In some rare cases there will be considerable ecological studies and the major sources of density dependence are understood and can be quantified. It is then possible to produce a full population model. The best example of this is the extensive studies of the grey partridge Perdix perdix (Potts 1986, Potts & Aebischer 1995). Long-term studies in a range of sites have revealed the density dependent processes and especially the role of density-dependent nest predation. These data can be used to predict the yield and population size resulting from different percentages shot. This was also used to show how yield and population size would be affected by altering the predator control or agricultural practice.

Adaptive management

There is usually a distinction between scientists and exploiters.

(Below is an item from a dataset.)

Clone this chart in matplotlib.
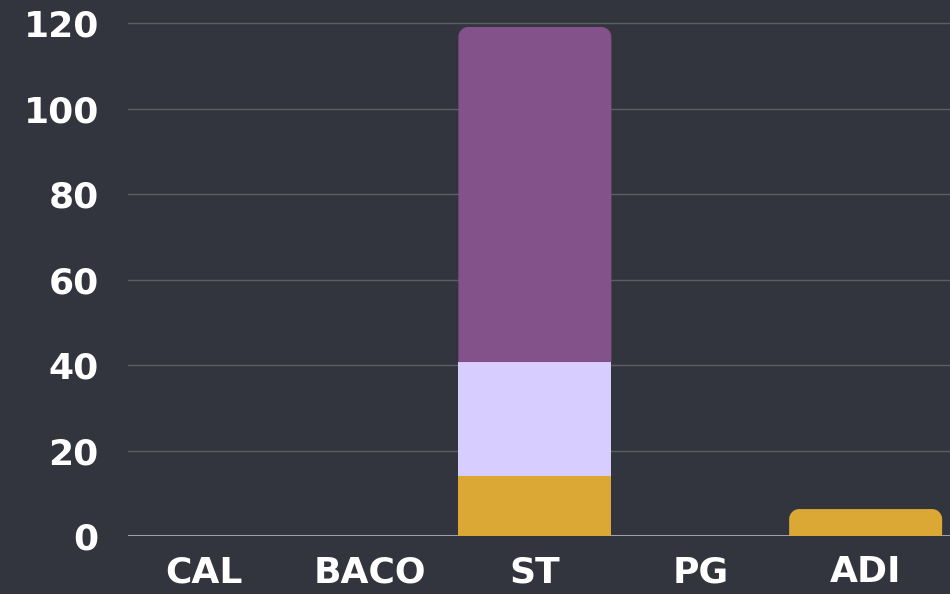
import matplotlib
matplotlib.use("Agg")
import matplotlib.pyplot as plt
from matplotlib.path import Path
from matplotlib.patches import PathPatch

# --- dados
categorias = ["CAL", "BACO", "ST", "PG", "ADI"]
serie_ouro = [0, 0, 14.0, 0, 6.3]
serie_lilas = [0, 0, 26.7, 0, 0]
serie_roxo = [0, 0, 78.4, 0, 0]

cores = ["#dba835", "#d7cdfe", "#83528a"]
fundo = "#32353d"

plt.rcParams['font.family'] = ['DejaVu Sans']

fig = plt.figure(figsize=(9.5, 5.94), dpi=100, facecolor=fundo)
ax = fig.add_axes([128 / 950, 58 / 594, 1 - 128 / 950, 536 / 594])
ax.set_facecolor(fundo)

x = range(len(categorias))
largura = 0.925
base = [0] * len(categorias)
barras = []
for valores, cor in zip([serie_ouro, serie_lilas, serie_roxo], cores):
    b = ax.bar(x, valores, largura, bottom=base, color=cor, linewidth=0, zorder=3)
    barras.append(b)
    base = [a + v for a, v in zip(base, valores)]

ax.set_xlim(-0.46, 4.51)
ax.set_ylim(0, 125.4)

# arredondar o topo do segmento mais alto de cada barra
raio_px = 10
inv = ax.transData.inverted()
p0 = inv.transform((0, 0))
p1 = inv.transform((raio_px, raio_px))
rx, ry = p1[0] - p0[0], p1[1] - p0[1]
for i in x:
    topo = None
    for b in barras:
        if b[i].get_height() > 0:
            topo = b[i]
    if topo is None:
        continue
    x0, y0 = topo.get_x(), topo.get_y()
    w, h = topo.get_width(), topo.get_height()
    x1, y1 = x0 + w, y0 + h
    r_y = min(ry, h)
    k = 0.5523
    verts = [(x0, y0), (x0, y1 - r_y),
             (x0, y1 - r_y + k * r_y), (x0 + rx - k * rx, y1), (x0 + rx, y1),
             (x1 - rx, y1),
             (x1 - rx + k * rx, y1), (x1, y1 - r_y + k * r_y), (x1, y1 - r_y),
             (x1, y0), (x0, y0)]
    codes = [Path.MOVETO, Path.LINETO,
             Path.CURVE4, Path.CURVE4, Path.CURVE4,
             Path.LINETO,
             Path.CURVE4, Path.CURVE4, Path.CURVE4,
             Path.LINETO, Path.CLOSEPOLY]
    cor = topo.get_facecolor()
    topo.remove()
    ax.add_patch(PathPatch(Path(verts, codes), facecolor=cor, linewidth=0, zorder=3))

ax.set_yticks(range(0, 121, 20))
ax.yaxis.grid(True, color="#5b5e64", linewidth=1, zorder=0)
ax.axhline(0, color="#b4b4b4", linewidth=1.2, zorder=2)

ax.set_xticks(list(x))
ax.set_xticklabels(categorias)
ax.tick_params(axis='both', length=0, colors="white", labelsize=26)
ax.tick_params(axis='y', pad=21)
ax.tick_params(axis='x', pad=14)
for lbl in ax.get_xticklabels() + ax.get_yticklabels():
    lbl.set_fontweight('bold')

for s in ax.spines.values():
    s.set_visible(False)

fig.savefig("out.png", dpi=100, facecolor=fundo)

The essence of adaptive management (Walters 1986) is to carry out the analysis using one or more of the previous approaches, use the best parameter estimates and then rerun the analysis using different assumptions and values to discover where gaps in the understanding are. All exploitation should involve some components of adaptive management. There are, however, problems with this approach. A major problem is that exploiters often are particularly sensitive to different rules in different areas, as these are often perceived as unjust. The long-term gains in understanding have to be balanced against the likely short-term loss from not harvesting in the manner thought to be most efficient (Salisbury 1991). Adaptive management is more likely to be practical where there are numerous replicated such as lakes or forests (Hilborn et al. 1995) than for large dispersed populations such as most marine fish.